-- OBJECTIVE --
Copy, from the entries below, each line where the word "this" can be found.

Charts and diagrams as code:
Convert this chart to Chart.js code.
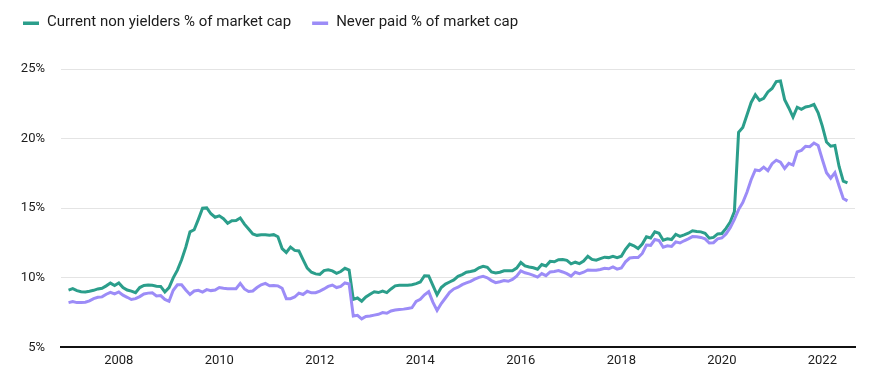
<!DOCTYPE html>
<html>
<head>
<meta charset="utf-8">
<script src="https://cdn.jsdelivr.net/npm/chart.js@4"></script>
<style>
  html, body { margin: 0; padding: 0; background: #ffffff; }
  #wrap { width: 890px; height: 382px; }
</style>
</head>
<body>
<div id="wrap"><canvas id="c" width="890" height="382"></canvas></div>
<script>
// ---- Data (monthly, Jan 2007 – Jul 2022) ----
const startYear = 2007;
const pointCount = 187;
const months = [];
for (let i = 0; i < pointCount; i++) {
  const y = startYear + Math.floor(i / 12);
  const m = (i % 12) + 1;
  months.push(y + '-' + String(m).padStart(2, '0'));
}

const seriesNames = ['Current non yielders % of market cap', 'Never paid % of market cap'];

const currentNonYielders = [
  9.12, 9.22, 9.08, 9.0, 8.98, 9.03, 9.1, 9.2, 9.25, 9.42, 9.62, 9.45,
  9.63, 9.3, 9.12, 9.04, 8.93, 9.3, 9.45, 9.48, 9.46, 9.4, 9.38, 8.98,
  9.3, 10.0, 10.55, 11.3, 12.2, 13.3, 13.45, 14.2, 15.0, 15.02, 14.6, 14.35,
  14.45, 14.25, 13.92, 14.1, 14.12, 14.3, 13.85, 13.5, 13.15, 13.05, 13.1, 13.1,
  13.05, 13.1, 12.95, 12.1, 11.82, 12.2, 11.97, 11.93, 11.3, 10.7, 10.4, 10.28,
  10.25, 10.52, 10.57, 10.5, 10.32, 10.45, 10.68, 10.55, 8.45, 8.55, 8.32, 8.62,
  8.82, 9.0, 8.94, 9.05, 8.94, 9.2, 9.42, 9.46, 9.46, 9.46, 9.5, 9.58,
  9.7, 10.15, 10.13, 9.45, 8.78, 9.3, 9.55, 9.7, 9.85, 10.1, 10.23, 10.4,
  10.45, 10.52, 10.72, 10.83, 10.75, 10.42, 10.35, 10.4, 10.5, 10.5, 10.5, 10.7,
  11.1, 10.85, 10.78, 10.72, 10.62, 10.95, 10.85, 11.18, 11.15, 11.3, 11.32, 11.25,
  11.0, 11.12, 11.02, 11.2, 11.55, 11.32, 11.26, 11.38, 11.48, 11.45, 11.55, 11.45,
  11.55, 12.05, 12.42, 12.3, 12.1, 12.42, 12.95, 12.86, 13.3, 13.2, 12.7, 12.8,
  12.75, 13.12, 12.98, 13.08, 13.2, 13.38, 13.33, 13.3, 13.2, 12.85, 12.9, 13.15,
  13.18, 13.55, 14.0, 14.75, 20.45, 20.8, 21.7, 22.6, 23.15, 22.75, 22.9, 23.35,
  23.6, 24.1, 24.14, 22.8, 22.2, 21.55, 22.25, 22.1, 22.27, 22.33, 22.45, 21.85,
  20.9, 19.75, 19.45, 19.5, 18.0, 16.95, 16.82
];

const neverPaid = [
  8.22, 8.3, 8.22, 8.22, 8.25, 8.34, 8.5, 8.6, 8.63, 8.82, 8.96, 8.84,
  8.98, 8.75, 8.6, 8.44, 8.5, 8.65, 8.84, 8.9, 8.93, 8.7, 8.72, 8.45,
  8.31, 9.1, 9.5, 9.5, 9.12, 8.8, 9.05, 9.1, 8.97, 9.15, 9.08, 9.12,
  9.3, 9.25, 9.22, 9.22, 9.22, 9.6, 9.2, 9.02, 9.05, 9.3, 9.5, 9.6,
  9.43, 9.45, 9.42, 9.25, 8.5, 8.5, 8.62, 8.9, 8.8, 9.03, 8.92, 8.93,
  9.05, 9.2, 9.38, 9.48, 9.3, 9.38, 9.63, 9.56, 7.25, 7.3, 7.05, 7.22,
  7.25, 7.32, 7.38, 7.5, 7.45, 7.62, 7.68, 7.72, 7.75, 7.8, 7.85, 8.3,
  8.45, 8.78, 9.0, 8.25, 7.65, 8.15, 8.55, 8.95, 9.2, 9.32, 9.51, 9.63,
  9.75, 9.9, 10.03, 10.1, 10.0, 9.8, 9.65, 9.72, 9.8, 9.75, 9.88, 10.12,
  10.5, 10.36, 10.28, 10.18, 10.05, 10.3, 10.15, 10.42, 10.45, 10.52, 10.42, 10.3,
  10.12, 10.4, 10.3, 10.4, 10.56, 10.54, 10.54, 10.6, 10.68, 10.65, 10.78, 10.62,
  10.7, 11.15, 11.42, 11.45, 11.45, 11.75, 12.35, 12.33, 12.75, 12.68, 12.2, 12.3,
  12.25, 12.58, 12.5, 12.66, 12.8, 12.96, 12.95, 12.9, 12.8, 12.5, 12.52, 12.8,
  12.86, 13.15, 13.6, 14.2, 14.9, 15.4, 16.15, 17.05, 17.75, 17.7, 17.95, 17.7,
  18.2, 18.45, 18.3, 17.85, 18.22, 18.1, 19.05, 19.15, 19.45, 19.42, 19.68, 19.5,
  18.5, 17.55, 17.15, 17.55, 16.6, 15.7, 15.53
];

const xTickYears = [2008, 2010, 2012, 2014, 2016, 2018, 2020, 2022];
const yTickValues = [5, 10, 15, 20, 25];

// ---- Build ----
function monthToYear(label) {
  const [y, m] = label.split('-').map(Number);
  return y + (m - 1) / 12;
}
const toPoints = arr => arr.map((v, i) => ({ x: monthToYear(months[i]), y: v }));

const GREEN = '#2b9e8b';
const PURPLE = '#9c8cf7';
const TEXT = '#1c1c1c';

Chart.defaults.font.family = 'Roboto, "DejaVu Sans", sans-serif';
Chart.defaults.color = TEXT;

const legendPlugin = {
  id: 'topLegend',
  afterDraw(chart) {
    const ctx = chart.ctx;
    ctx.save();
    ctx.font = '15px Roboto, "DejaVu Sans", sans-serif';
    ctx.textBaseline = 'middle';
    ctx.textAlign = 'left';
    let x = 23;
    const yMid = 22;
    chart.data.datasets.forEach(ds => {
      ctx.fillStyle = ds.borderColor;
      ctx.fillRect(x, 21.5, 16, 3.5);
      x += 24;
      ctx.fillStyle = TEXT;
      ctx.fillText(ds.label, x, yMid);
      x += ctx.measureText(ds.label).width + 21;
    });
    ctx.restore();
  }
};

new Chart(document.getElementById('c'), {
  type: 'line',
  data: {
    datasets: [
      {
        label: seriesNames[0],
        data: toPoints(currentNonYielders),
        borderColor: GREEN,
        backgroundColor: GREEN,
        borderWidth: 3,
        pointRadius: 0,
        tension: 0,
        order: 1
      },
      {
        label: seriesNames[1],
        data: toPoints(neverPaid),
        borderColor: PURPLE,
        backgroundColor: PURPLE,
        borderWidth: 3,
        pointRadius: 0,
        tension: 0,
        order: 0
      }
    ]
  },
  options: {
    responsive: false,
    animation: false,
    layout: { padding: { top: 69, left: 2, right: 35, bottom: 7 } },
    plugins: {
      legend: { display: false },
      tooltip: { enabled: false }
    },
    scales: {
      x: {
        type: 'linear',
        min: 2006.85,
        max: 2022.65,
        afterBuildTicks: scale => { scale.ticks = xTickYears.map(v => ({ value: v })); },
        ticks: {
          font: { size: 13 },
          color: TEXT,
          padding: 6,
          maxRotation: 0,
          autoSkip: false,
          callback: v => String(v)
        },
        grid: { display: false, drawTicks: false },
        border: { display: true, color: '#111111', width: 2 }
      },
      y: {
        min: 5,
        max: 25,
        afterBuildTicks: scale => { scale.ticks = yTickValues.map(v => ({ value: v })); },
        afterFit: scale => { scale.width = 59; },
        ticks: {
          font: { size: 13 },
          color: TEXT,
          padding: 16,
          callback: v => v + '%'
        },
        grid: {
          drawTicks: false,
          color: ctx => (ctx.tick && ctx.tick.value === 5) ? 'rgba(0,0,0,0)' : '#e4e4e4',
          lineWidth: 1
        },
        border: { display: false }
      }
    }
  },
  plugins: [legendPlugin]
});
</script>
</body>
</html>
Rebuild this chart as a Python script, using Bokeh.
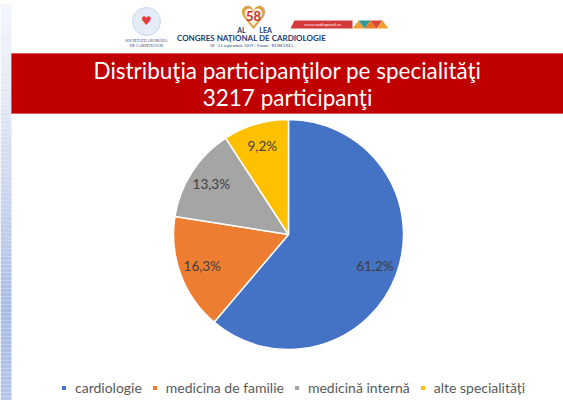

-- TASK ANSWER --
Convert this chart to Chart.js code.
Rebuild this chart as a Python script, using Bokeh.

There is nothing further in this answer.